IU Professor David G. Frey’s papers recently opened to researchers at the IU Archives. Hired as Professor of Zoology in 1951, Dr. Frey taught in Bloomington until 1986. Dr. Frey was a specialist in limnology (acquatic ecology) and an authority on the Cladocera (water flea) . At IU, he established a laboratory containing over 10,000 specimens (now housed by the Smithsonian in the Museum of Natural History).
In addition to his teaching and research at IU, Dr. Frey was active in several national and international limnological organizations. Due to his involvement, which included serving as president of the American Society of Limnology and as executive vice president of the International Association of Limnology, he traveled extensively to attend conferences and to conduct research on lakes around the world.In all, he visited forty-four countries across six continents. (He never made it to Antarctica.)

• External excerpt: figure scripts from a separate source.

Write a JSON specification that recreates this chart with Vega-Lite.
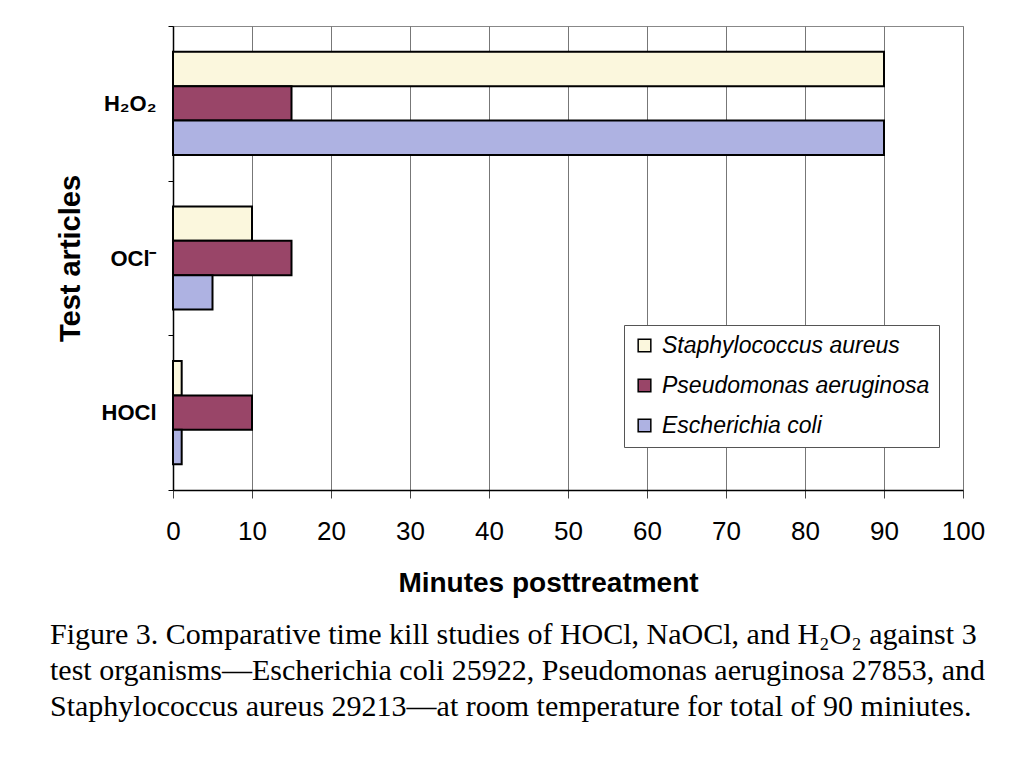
{
  "$schema": "https://vega.github.io/schema/vega-lite/v6.json",
  "autosize": {"type": "none"},
  "width": 790,
  "height": 464,
  "padding": {"left": 173, "top": 26, "right": 61, "bottom": 279},
  "background": "white",
  "title": {
    "text": [
      "Figure 3.  Comparative time kill studies of HOCl, NaOCl, and H₂O₂ against 3",
      "test organisms—Escherichia coli 25922, Pseudomonas aeruginosa 27853, and",
      "Staphylococcus aureus 29213—at room temperature for total of 90 miniutes."
    ],
    "orient": "bottom",
    "anchor": "start",
    "frame": "group",
    "dx": -123,
    "offset": 23,
    "font": "Liberation Serif",
    "fontSize": 30,
    "fontWeight": "normal",
    "lineHeight": 36,
    "color": "black"
  },
  "data": {
    "values": [
      {"article": "H₂O₂", "organism": "Staphylococcus aureus", "minutes": 90},
      {"article": "H₂O₂", "organism": "Pseudomonas aeruginosa", "minutes": 15},
      {"article": "H₂O₂", "organism": "Escherichia coli", "minutes": 90},
      {"article": "OCl⁻", "organism": "Staphylococcus aureus", "minutes": 10},
      {"article": "OCl⁻", "organism": "Pseudomonas aeruginosa", "minutes": 15},
      {"article": "OCl⁻", "organism": "Escherichia coli", "minutes": 5},
      {"article": "HOCl", "organism": "Staphylococcus aureus", "minutes": 1.1},
      {"article": "HOCl", "organism": "Pseudomonas aeruginosa", "minutes": 10},
      {"article": "HOCl", "organism": "Escherichia coli", "minutes": 1.1}
    ]
  },
  "mark": {"type": "bar", "stroke": "black", "strokeWidth": 2},
  "encoding": {
    "y": {
      "field": "article",
      "type": "nominal",
      "sort": ["H₂O₂", "OCl⁻", "HOCl"],
      "scale": {"paddingInner": 0, "paddingOuter": 0},
      "axis": {
        "title": "Test articles",
        "titleFont": "Liberation Sans",
        "titleFontSize": 29,
        "titleFontWeight": "bold",
        "titleColor": "black",
        "titlePadding": 16,
        "labelFont": "Liberation Sans",
        "labelFontSize": 22,
        "labelFontWeight": "bold",
        "labelColor": "black",
        "labelPadding": 12,
        "tickBand": "extent",
        "tickSize": 5,
        "tickColor": "black",
        "domainColor": "black",
        "domainWidth": 1.5,
        "grid": false
      }
    },
    "yOffset": {
      "field": "organism",
      "type": "nominal",
      "sort": ["Staphylococcus aureus", "Pseudomonas aeruginosa", "Escherichia coli"],
      "scale": {"paddingInner": 0, "paddingOuter": 0.75}
    },
    "x": {
      "field": "minutes",
      "type": "quantitative",
      "scale": {"domain": [0, 100], "nice": false},
      "axis": {
        "title": "Minutes posttreatment",
        "values": [0, 10, 20, 30, 40, 50, 60, 70, 80, 90, 100],
        "titleFont": "Liberation Sans",
        "titleFontSize": 28,
        "titleFontWeight": "bold",
        "titleColor": "black",
        "titlePadding": 25,
        "titleX": 375,
        "labelFont": "Liberation Sans",
        "labelFontSize": 26,
        "labelColor": "black",
        "labelPadding": 20,
        "labelFlush": false,
        "labelOverlap": false,
        "tickSize": 8,
        "tickColor": "#444",
        "domainColor": "black",
        "domainWidth": 1.5,
        "grid": true,
        "gridColor": "#777",
        "gridWidth": 1
      }
    },
    "color": {
      "field": "organism",
      "type": "nominal",
      "scale": {
        "domain": ["Staphylococcus aureus", "Pseudomonas aeruginosa", "Escherichia coli"],
        "range": ["#FBF7DD", "#994568", "#AEB2E2"]
      },
      "legend": {
        "title": null,
        "orient": "none",
        "legendX": 451,
        "legendY": 299,
        "symbolType": "square",
        "symbolSize": 160,
        "symbolStrokeColor": "black",
        "symbolStrokeWidth": 1.5,
        "symbolOpacity": 1,
        "labelFont": "Liberation Sans",
        "labelFontSize": 23,
        "labelFontStyle": "italic",
        "labelColor": "black",
        "labelLimit": 400,
        "labelOffset": 6,
        "rowPadding": 16,
        "padding": 9,
        "fillColor": "white",
        "strokeColor": "#555"
      }
    }
  },
  "config": {
    "view": {"stroke": "#888", "strokeWidth": 1}
  }
}
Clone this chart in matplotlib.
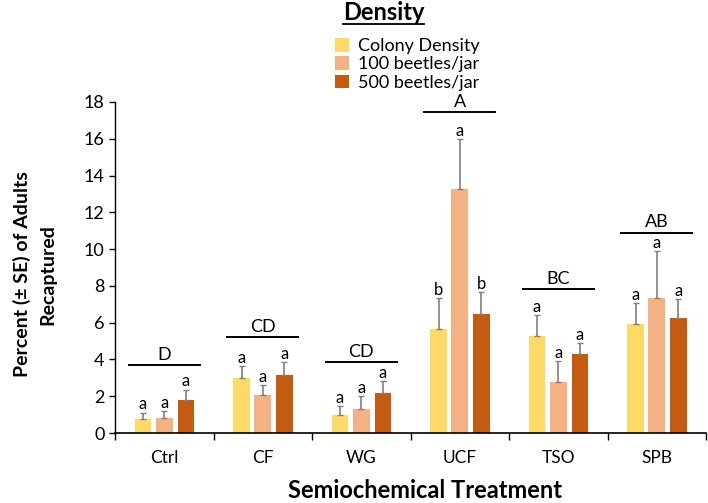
import numpy as np
import matplotlib.pyplot as plt
from matplotlib.patches import Patch
from matplotlib.lines import Line2D

plt.rcParams['font.family'] = ['Lato', 'DejaVu Sans']

# data
treatments = ['Ctrl', 'CF', 'WG', 'UCF', 'TSO', 'SPB']
series_names = ['Colony Density', '100 beetles/jar', '500 beetles/jar']
colony = [0.76, 3.0, 0.98, 5.65, 5.27, 5.92]
b100 = [0.82, 2.07, 1.3, 13.26, 2.77, 7.34]
b500 = [1.8, 3.15, 2.17, 6.47, 4.29, 6.25]
colony_se = [0.34, 0.65, 0.49, 1.68, 1.14, 1.15]
b100_se = [0.38, 0.53, 0.7, 2.72, 1.14, 2.55]
b500_se = [0.55, 0.7, 0.66, 1.19, 0.6, 1.03]
colony_let = ['a', 'a', 'a', 'b', 'a', 'a']
b100_let = ['a', 'a', 'a', 'a', 'a', 'a']
b500_let = ['a', 'a', 'a', 'b', 'a', 'a']
group_let = ['D', 'CD', 'CD', 'A', 'BC', 'AB']
group_line_y = [3.7, 5.2, 3.86, 17.45, 7.83, 10.9]

colors = ['#FFD966', '#F4B183', '#C55A11']

fig = plt.figure(figsize=(7.08, 5.03), dpi=100)
ax = fig.add_axes([115 / 708, 70 / 503, 591 / 708, 331 / 503])

x = np.arange(len(treatments))
width = 0.17
offsets = [-0.215, 0, 0.22]
vals = [colony, b100, b500]
ses = [colony_se, b100_se, b500_se]
lets = [colony_let, b100_let, b500_let]

for i in range(3):
    xs = x + offsets[i]
    v = np.array(vals[i])
    e = np.array(ses[i])
    ax.bar(xs, v, width, color=colors[i], zorder=2)
    ax.errorbar(xs, v, yerr=[np.zeros_like(e), e], fmt='none',
                ecolor='#808080', elinewidth=1.2, capsize=2.5, capthick=1, zorder=3)
    for xi, top, lt in zip(xs, v + e, lets[i]):
        ax.text(xi, top + 0.02, lt, ha='center', va='bottom', fontsize=12)

# group letters with lines
for xi, yl, gl in zip(x, group_line_y, group_let):
    ax.plot([xi - 0.36, xi + 0.36], [yl, yl], color='black', lw=1.4)
    ax.text(xi, yl + 0.12, gl, ha='center', va='bottom', fontsize=13)

ax.set_xlim(-0.5, len(treatments) - 0.5)
ax.set_ylim(0, 18)
ax.set_yticks(np.arange(0, 19, 2))
ax.set_xticks(x)
ax.set_xticklabels(treatments, fontsize=12.5)
ax.set_xticks(np.arange(-0.5, len(treatments)), minor=True)
ax.tick_params(axis='x', which='major', length=0, pad=12)
ax.tick_params(axis='x', which='minor', length=5, width=1)
ax.tick_params(axis='y', length=4, width=1, labelsize=13)
for s in ['top', 'right']:
    ax.spines[s].set_visible(False)
ax.spines['left'].set_linewidth(1)
ax.spines['bottom'].set_linewidth(1.2)

ax.set_xlabel('Semiochemical Treatment', fontsize=17, fontweight='bold')
ax.xaxis.set_label_coords(0.525, -0.14)
ax.set_ylabel('Percent (± SE) of Adults\nRecaptured', fontsize=14, fontweight='bold',
              linespacing=1.55)
ax.yaxis.set_label_coords(-0.1, 0.48)

# legend
handles = [Patch(facecolor=c, edgecolor='none') for c in colors]
fig.legend(handles, series_names, loc='upper left', bbox_to_anchor=(328 / 708, 1 - 31 / 503),
           frameon=False, fontsize=13, handlelength=0.75, handleheight=0.75,
           handletextpad=0.5, labelspacing=0.12, borderaxespad=0)
fig.text(343 / 708, 1 - 13 / 503, 'Density', fontsize=17, fontweight='bold', va='center', ha='left')
fig.add_artist(Line2D([343 / 708, 424 / 708], [1 - 24 / 503, 1 - 24 / 503], color='black', lw=1.3))

fig.savefig('out.png', dpi=100)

Photographs and postcards from some of his travels are included in his collection at the Archives.
Dr. Frey traveled to Hungary in 1967 to attend the first International Symposium on Paleolimnology. During the Symposium, the attendees visited Tihany, a village in Hungary on the northern shore of Lake Balaton.
In 1962, Professor Frey visited the USSR as part of the National Research Council exchange with the Soviet Academy. He spent most of his time in Borok, Russia, a small, protected area in the southwestern portion of the country. Heavily forested, Borok is home to a variety of birds, including a colony of grey herons, and raccoon dogs. Visits to the region are limited to fishermen, hunters, and scientists.
In 1953, Dr. Frey won both a Fulbright and Guggenheim award giving him the opportunity to study lakes in Western Europe and Austria. (He won the Fulbright again in 1985 to teach in Ireland.)
A partial list of the countries where Frey conducted research includes: Czechoslovakia, Nepal, Malaysia, France, Iceland, Sweden, Switzerland, and Uganda.